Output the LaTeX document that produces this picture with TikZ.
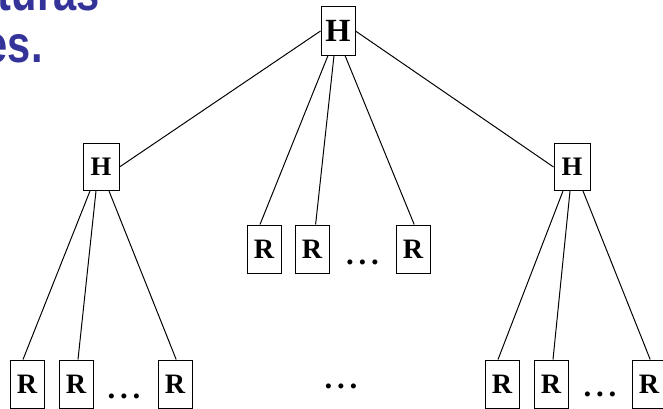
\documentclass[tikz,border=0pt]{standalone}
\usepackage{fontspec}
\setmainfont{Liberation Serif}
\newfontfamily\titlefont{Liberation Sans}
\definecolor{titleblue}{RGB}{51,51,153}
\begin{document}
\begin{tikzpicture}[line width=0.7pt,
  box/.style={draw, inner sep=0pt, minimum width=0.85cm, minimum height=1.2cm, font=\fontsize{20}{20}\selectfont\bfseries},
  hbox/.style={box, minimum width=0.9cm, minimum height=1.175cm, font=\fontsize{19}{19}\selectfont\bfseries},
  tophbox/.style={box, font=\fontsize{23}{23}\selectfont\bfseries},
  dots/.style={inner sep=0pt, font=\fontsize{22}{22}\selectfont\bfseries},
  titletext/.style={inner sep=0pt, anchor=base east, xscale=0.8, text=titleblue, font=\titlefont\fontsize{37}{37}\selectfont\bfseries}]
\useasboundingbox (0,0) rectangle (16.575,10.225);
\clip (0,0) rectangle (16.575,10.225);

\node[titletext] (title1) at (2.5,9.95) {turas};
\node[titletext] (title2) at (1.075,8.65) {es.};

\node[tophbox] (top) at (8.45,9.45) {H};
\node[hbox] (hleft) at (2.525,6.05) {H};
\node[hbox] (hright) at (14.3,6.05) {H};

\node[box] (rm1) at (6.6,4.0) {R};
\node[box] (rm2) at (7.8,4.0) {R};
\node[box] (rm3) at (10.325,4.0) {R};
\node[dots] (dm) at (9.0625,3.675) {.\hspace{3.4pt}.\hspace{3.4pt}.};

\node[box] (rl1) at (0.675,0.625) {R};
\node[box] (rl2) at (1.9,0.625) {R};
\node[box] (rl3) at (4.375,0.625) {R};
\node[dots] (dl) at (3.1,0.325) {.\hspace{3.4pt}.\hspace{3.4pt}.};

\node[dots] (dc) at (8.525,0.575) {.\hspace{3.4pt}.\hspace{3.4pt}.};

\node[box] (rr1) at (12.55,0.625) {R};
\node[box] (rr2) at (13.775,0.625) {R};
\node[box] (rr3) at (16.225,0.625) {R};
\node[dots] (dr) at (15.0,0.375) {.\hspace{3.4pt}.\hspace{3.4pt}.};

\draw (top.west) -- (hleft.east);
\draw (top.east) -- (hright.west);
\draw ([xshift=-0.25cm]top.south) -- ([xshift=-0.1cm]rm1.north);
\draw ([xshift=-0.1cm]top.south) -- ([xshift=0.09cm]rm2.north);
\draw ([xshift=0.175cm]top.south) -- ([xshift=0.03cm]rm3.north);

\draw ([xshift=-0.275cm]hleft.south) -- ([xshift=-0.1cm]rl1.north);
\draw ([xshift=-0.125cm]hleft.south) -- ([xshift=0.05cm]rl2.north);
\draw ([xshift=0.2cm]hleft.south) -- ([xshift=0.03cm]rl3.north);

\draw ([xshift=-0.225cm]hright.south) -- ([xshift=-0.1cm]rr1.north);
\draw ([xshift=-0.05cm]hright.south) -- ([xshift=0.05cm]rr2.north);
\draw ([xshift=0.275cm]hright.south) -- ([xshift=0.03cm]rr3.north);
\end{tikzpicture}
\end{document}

=-=-=

Return the material word for word. Pictures are not part of the copy.

[Output]:
Output the LaTeX document that produces this picture with TikZ.
\documentclass[tikz,border=0pt]{standalone}
\usepackage{fontspec}
\setmainfont{Liberation Serif}
\newfontfamily\titlefont{Liberation Sans}
\definecolor{titleblue}{RGB}{51,51,153}
\begin{document}
\begin{tikzpicture}[line width=0.7pt,
  box/.style={draw, inner sep=0pt, minimum width=0.85cm, minimum height=1.2cm, font=\fontsize{20}{20}\selectfont\bfseries},
  hbox/.style={box, minimum width=0.9cm, minimum height=1.175cm, font=\fontsize{19}{19}\selectfont\bfseries},
  tophbox/.style={box, font=\fontsize{23}{23}\selectfont\bfseries},
  dots/.style={inner sep=0pt, font=\fontsize{22}{22}\selectfont\bfseries},
  titletext/.style={inner sep=0pt, anchor=base east, xscale=0.8, text=titleblue, font=\titlefont\fontsize{37}{37}\selectfont\bfseries}]
\useasboundingbox (0,0) rectangle (16.575,10.225);
\clip (0,0) rectangle (16.575,10.225);

\node[titletext] (title1) at (2.5,9.95) {turas};
\node[titletext] (title2) at (1.075,8.65) {es.};

\node[tophbox] (top) at (8.45,9.45) {H};
\node[hbox] (hleft) at (2.525,6.05) {H};
\node[hbox] (hright) at (14.3,6.05) {H};

\node[box] (rm1) at (6.6,4.0) {R};
\node[box] (rm2) at (7.8,4.0) {R};
\node[box] (rm3) at (10.325,4.0) {R};
\node[dots] (dm) at (9.0625,3.675) {.\hspace{3.4pt}.\hspace{3.4pt}.};

\node[box] (rl1) at (0.675,0.625) {R};
\node[box] (rl2) at (1.9,0.625) {R};
\node[box] (rl3) at (4.375,0.625) {R};
\node[dots] (dl) at (3.1,0.325) {.\hspace{3.4pt}.\hspace{3.4pt}.};

\node[dots] (dc) at (8.525,0.575) {.\hspace{3.4pt}.\hspace{3.4pt}.};

\node[box] (rr1) at (12.55,0.625) {R};
\node[box] (rr2) at (13.775,0.625) {R};
\node[box] (rr3) at (16.225,0.625) {R};
\node[dots] (dr) at (15.0,0.375) {.\hspace{3.4pt}.\hspace{3.4pt}.};

\draw (top.west) -- (hleft.east);
\draw (top.east) -- (hright.west);
\draw ([xshift=-0.25cm]top.south) -- ([xshift=-0.1cm]rm1.north);
\draw ([xshift=-0.1cm]top.south) -- ([xshift=0.09cm]rm2.north);
\draw ([xshift=0.175cm]top.south) -- ([xshift=0.03cm]rm3.north);

\draw ([xshift=-0.275cm]hleft.south) -- ([xshift=-0.1cm]rl1.north);
\draw ([xshift=-0.125cm]hleft.south) -- ([xshift=0.05cm]rl2.north);
\draw ([xshift=0.2cm]hleft.south) -- ([xshift=0.03cm]rl3.north);

\draw ([xshift=-0.225cm]hright.south) -- ([xshift=-0.1cm]rr1.north);
\draw ([xshift=-0.05cm]hright.south) -- ([xshift=0.05cm]rr2.north);
\draw ([xshift=0.275cm]hright.south) -- ([xshift=0.03cm]rr3.north);
\end{tikzpicture}
\end{document}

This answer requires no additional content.